Exercise task: Copy the first line of the entries below and every line after it through the line containing "(5,9) -- (800,9);". Do not include pictures.

+++ Input for this task

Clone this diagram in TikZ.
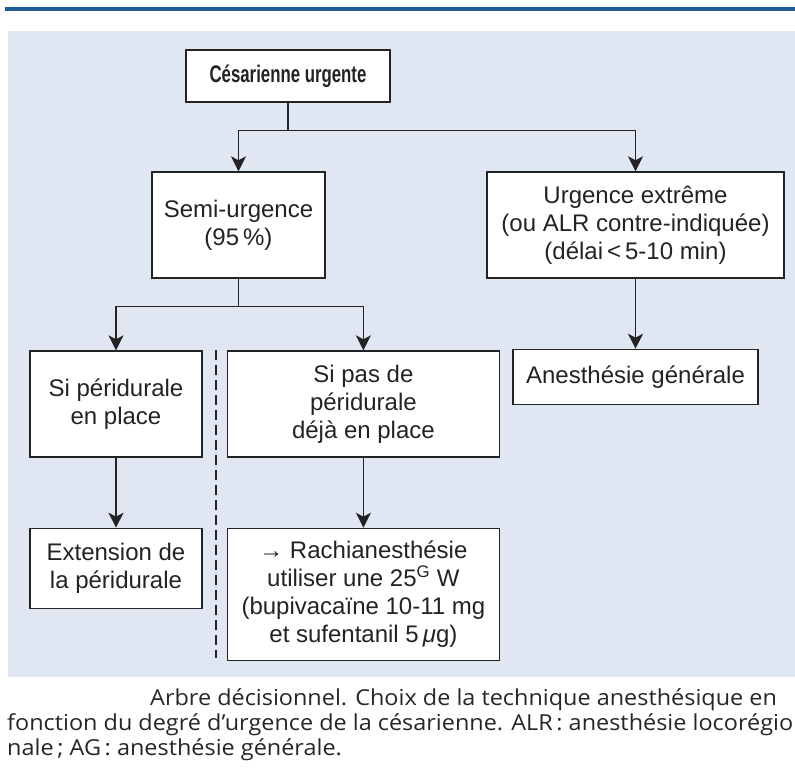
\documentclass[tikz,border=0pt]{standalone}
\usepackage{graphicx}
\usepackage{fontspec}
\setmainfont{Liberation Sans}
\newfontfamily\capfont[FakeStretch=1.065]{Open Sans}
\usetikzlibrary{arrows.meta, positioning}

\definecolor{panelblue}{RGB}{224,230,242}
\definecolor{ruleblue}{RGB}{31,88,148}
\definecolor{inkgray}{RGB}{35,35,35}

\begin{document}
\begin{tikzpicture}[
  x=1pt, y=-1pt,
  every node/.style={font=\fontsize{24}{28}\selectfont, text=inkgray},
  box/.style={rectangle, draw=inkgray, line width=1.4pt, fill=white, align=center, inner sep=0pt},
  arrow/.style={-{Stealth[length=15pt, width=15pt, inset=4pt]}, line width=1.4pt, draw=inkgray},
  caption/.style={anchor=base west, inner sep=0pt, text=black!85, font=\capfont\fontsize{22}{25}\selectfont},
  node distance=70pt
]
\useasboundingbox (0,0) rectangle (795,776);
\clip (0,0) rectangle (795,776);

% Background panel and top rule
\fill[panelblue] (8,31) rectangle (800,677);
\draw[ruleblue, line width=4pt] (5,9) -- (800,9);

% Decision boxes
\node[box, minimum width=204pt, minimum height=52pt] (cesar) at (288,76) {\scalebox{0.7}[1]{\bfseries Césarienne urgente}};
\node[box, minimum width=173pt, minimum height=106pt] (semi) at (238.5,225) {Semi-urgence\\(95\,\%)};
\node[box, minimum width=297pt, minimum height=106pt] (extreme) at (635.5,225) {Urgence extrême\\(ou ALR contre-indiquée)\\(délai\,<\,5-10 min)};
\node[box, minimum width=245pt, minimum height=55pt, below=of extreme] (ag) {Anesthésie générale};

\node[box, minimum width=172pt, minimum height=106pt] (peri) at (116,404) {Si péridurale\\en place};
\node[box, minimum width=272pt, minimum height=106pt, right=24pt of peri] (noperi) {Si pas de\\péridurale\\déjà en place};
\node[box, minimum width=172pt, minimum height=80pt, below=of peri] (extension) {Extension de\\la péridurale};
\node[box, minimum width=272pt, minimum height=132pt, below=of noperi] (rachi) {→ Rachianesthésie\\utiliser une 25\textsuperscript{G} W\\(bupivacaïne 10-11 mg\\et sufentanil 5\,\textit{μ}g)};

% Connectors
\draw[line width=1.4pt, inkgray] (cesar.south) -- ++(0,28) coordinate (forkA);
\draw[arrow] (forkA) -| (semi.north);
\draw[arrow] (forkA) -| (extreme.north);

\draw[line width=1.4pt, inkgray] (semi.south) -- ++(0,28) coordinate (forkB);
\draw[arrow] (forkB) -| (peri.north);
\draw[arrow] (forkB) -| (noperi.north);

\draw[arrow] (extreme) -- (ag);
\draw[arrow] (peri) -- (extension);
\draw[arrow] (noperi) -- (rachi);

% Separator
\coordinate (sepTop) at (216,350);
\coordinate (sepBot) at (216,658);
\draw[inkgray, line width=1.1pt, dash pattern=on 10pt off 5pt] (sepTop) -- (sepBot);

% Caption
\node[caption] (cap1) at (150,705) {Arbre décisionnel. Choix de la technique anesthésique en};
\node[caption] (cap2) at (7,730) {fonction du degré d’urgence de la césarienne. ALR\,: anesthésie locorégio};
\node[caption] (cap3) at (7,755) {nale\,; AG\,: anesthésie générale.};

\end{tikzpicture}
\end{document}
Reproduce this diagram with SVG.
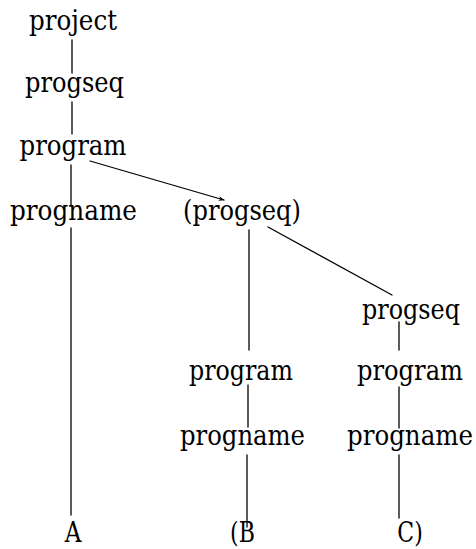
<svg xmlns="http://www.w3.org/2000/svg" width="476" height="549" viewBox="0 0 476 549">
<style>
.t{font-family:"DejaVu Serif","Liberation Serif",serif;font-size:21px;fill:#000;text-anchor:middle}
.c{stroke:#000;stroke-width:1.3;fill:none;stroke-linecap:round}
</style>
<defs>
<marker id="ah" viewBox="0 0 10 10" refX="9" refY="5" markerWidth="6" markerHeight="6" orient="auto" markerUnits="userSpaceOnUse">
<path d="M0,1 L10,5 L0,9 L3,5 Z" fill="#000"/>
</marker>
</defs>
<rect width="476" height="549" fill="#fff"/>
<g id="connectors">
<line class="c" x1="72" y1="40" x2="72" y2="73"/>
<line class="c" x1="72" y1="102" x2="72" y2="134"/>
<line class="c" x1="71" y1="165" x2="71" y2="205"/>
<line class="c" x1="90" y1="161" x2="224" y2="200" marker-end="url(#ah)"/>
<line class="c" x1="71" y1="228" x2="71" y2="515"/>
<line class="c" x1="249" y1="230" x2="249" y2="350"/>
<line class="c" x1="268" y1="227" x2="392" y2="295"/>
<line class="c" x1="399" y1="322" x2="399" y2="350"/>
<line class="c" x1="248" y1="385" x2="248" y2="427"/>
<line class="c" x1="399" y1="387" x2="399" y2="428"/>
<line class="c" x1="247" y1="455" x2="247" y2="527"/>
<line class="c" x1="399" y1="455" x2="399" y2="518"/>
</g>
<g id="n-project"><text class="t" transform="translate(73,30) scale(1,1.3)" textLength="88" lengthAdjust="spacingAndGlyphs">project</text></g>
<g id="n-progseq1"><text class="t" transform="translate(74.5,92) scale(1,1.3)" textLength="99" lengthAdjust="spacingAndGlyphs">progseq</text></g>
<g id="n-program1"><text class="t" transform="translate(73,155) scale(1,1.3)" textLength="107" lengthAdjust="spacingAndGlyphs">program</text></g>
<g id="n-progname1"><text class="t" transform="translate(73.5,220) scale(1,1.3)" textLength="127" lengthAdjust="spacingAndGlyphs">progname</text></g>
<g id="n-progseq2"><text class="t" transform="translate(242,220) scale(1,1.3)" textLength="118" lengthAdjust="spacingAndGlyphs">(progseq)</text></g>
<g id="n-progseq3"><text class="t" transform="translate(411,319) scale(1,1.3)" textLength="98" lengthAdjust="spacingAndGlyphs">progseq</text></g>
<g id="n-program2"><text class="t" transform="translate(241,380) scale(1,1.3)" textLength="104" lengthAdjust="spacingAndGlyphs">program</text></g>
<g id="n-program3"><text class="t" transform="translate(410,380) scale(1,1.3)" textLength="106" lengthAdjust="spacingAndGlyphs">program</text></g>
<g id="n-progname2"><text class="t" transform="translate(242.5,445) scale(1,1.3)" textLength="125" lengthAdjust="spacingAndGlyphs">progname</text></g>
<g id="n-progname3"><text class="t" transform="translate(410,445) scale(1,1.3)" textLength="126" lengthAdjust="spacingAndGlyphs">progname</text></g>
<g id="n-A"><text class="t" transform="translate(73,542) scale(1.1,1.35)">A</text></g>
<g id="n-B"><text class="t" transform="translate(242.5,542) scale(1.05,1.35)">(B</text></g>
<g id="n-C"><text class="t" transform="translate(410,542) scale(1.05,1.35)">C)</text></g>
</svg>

++++++

Full solution:
Clone this diagram in TikZ.
\documentclass[tikz,border=0pt]{standalone}
\usepackage{graphicx}
\usepackage{fontspec}
\setmainfont{Liberation Sans}
\newfontfamily\capfont[FakeStretch=1.065]{Open Sans}
\usetikzlibrary{arrows.meta, positioning}

\definecolor{panelblue}{RGB}{224,230,242}
\definecolor{ruleblue}{RGB}{31,88,148}
\definecolor{inkgray}{RGB}{35,35,35}

\begin{document}
\begin{tikzpicture}[
  x=1pt, y=-1pt,
  every node/.style={font=\fontsize{24}{28}\selectfont, text=inkgray},
  box/.style={rectangle, draw=inkgray, line width=1.4pt, fill=white, align=center, inner sep=0pt},
  arrow/.style={-{Stealth[length=15pt, width=15pt, inset=4pt]}, line width=1.4pt, draw=inkgray},
  caption/.style={anchor=base west, inner sep=0pt, text=black!85, font=\capfont\fontsize{22}{25}\selectfont},
  node distance=70pt
]
\useasboundingbox (0,0) rectangle (795,776);
\clip (0,0) rectangle (795,776);

% Background panel and top rule
\fill[panelblue] (8,31) rectangle (800,677);
\draw[ruleblue, line width=4pt] (5,9) -- (800,9);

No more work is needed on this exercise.